The main historical reference point for the Palestine Action hunger strike has been its 1981 Republican predecessor. My view is that Starmer’s government is behaving with a more deliberate cruelty now than Thatcher’s did. However, there are less well known instances of hunger strikes in the revolutionary Marxist tradition. In 1973 Michael Farrell and Tony Canavan, members of People’s Democracy imprisoned in Belfast by the British for organising a demonstration, were on hunger strike for thirty-four days before they were released. This account uses language that was considered normal back then.
Largely forgotten now is the hunger strike organised by Trotskyist prisoners in Stalin’s Vorkuta labour camp. In reality, it was an extermination camp for his Marxist opponents. It was part of a cluster of prisons which held an estimated 100 000 prisoners who rejected Stalin’s corruption of the Russian Revolution.
The orthodox Trotskyists considered themselves political prisoners. They refused as a group to work in the mines and limited their work day above ground to eight hours, and rather like the Republican prisoners, exercised a level of control over their barracks. It barely needs to be said that the Stalinist charges against them were nothing but fabrications and lies. However, these lies were widely broadcast by the Stalinised Communist Parties across the world.
In his excellent short book on Trotsky, Paul Le Blanc quotes Austrian Stalinist propagandist Ernest Fischer as later saying “ it is beyond my comprehension that I could have believed such lunacy”, describing it as “some primeval dragon intruding into a world which invoked Marx and Lenin, reason and the rights of man, a monster with power of speech, spouting the jargon of a demented bureaucracy”.
Conditions in the camps worsened as Stalin’s extermination campaign accelerated and the Trotskyists were obliged to fight back with the only weapons that remained to them. Their leader Socrates Guevorkian explained their reasoning in a speech which has survived.
“No compromise is possible with the Stalinist traitors and hangmen of the revolution.
Remaining proletarian revolutionaries to the very end, we should not entertain any illusion about the fate awaiting us. But before destroying us, Stalin will try to humiliate us as much as he can. By throwing political prisoners in with common criminals, he strives to scatter us among the criminals and to incite them against us.

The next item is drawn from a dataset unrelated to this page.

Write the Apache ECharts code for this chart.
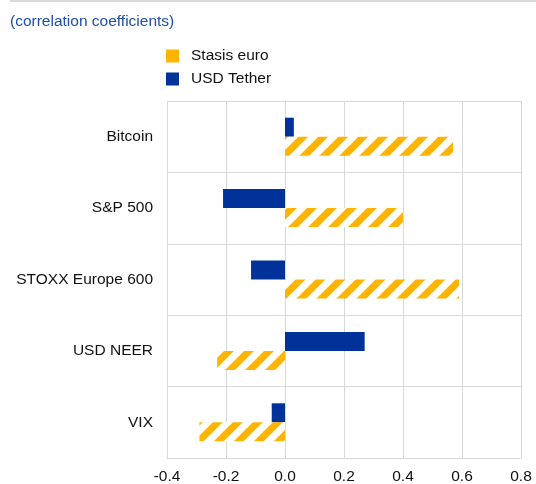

We are left with only one means of struggle in this unequal battle: the hunger strike.”
The Trotskyist demands were as reasonable as those of the Palestine Action prisoners.
- Abrogation of the illegal decision of the NKVD, concerning the transfer of all Trotskyists from administrative camps to concentration camps. Affairs relating to political opposition to the regime must not be judged by special NKVD tribunals, but in public juridical assemblies.
- The work day in the camp must not exceed eight hours.
- The food quota of the prisoners should not depend on their norm of output. A cash bonus, not the food ration, should be used as a production incentive.
- Separation, at work as well as in the barracks, of political prisoners and common criminals.
- The old, the ill and women political prisoners should be moved from the polar camps to camps where the climatic conditions were more favourable.
Astonishingly, the Stalin dictatorship seemed to yield to the prisoners and the camp bosses were told to “Inform the hunger strikers held in the Vorkuta mines that all their demands will be satisfied.”
This was a deception. True to the logic of the purges, almost all the revolutionary Marxist enemies of Stalinism were murdered in the tundra by the GPU. For obvious enough reasons, organisations with a Stalinist origin have been keen to bury their memory but the hunger strikers of Palestine Action are in the tradition of the Trotskyists of Vorkuta and no less admirable.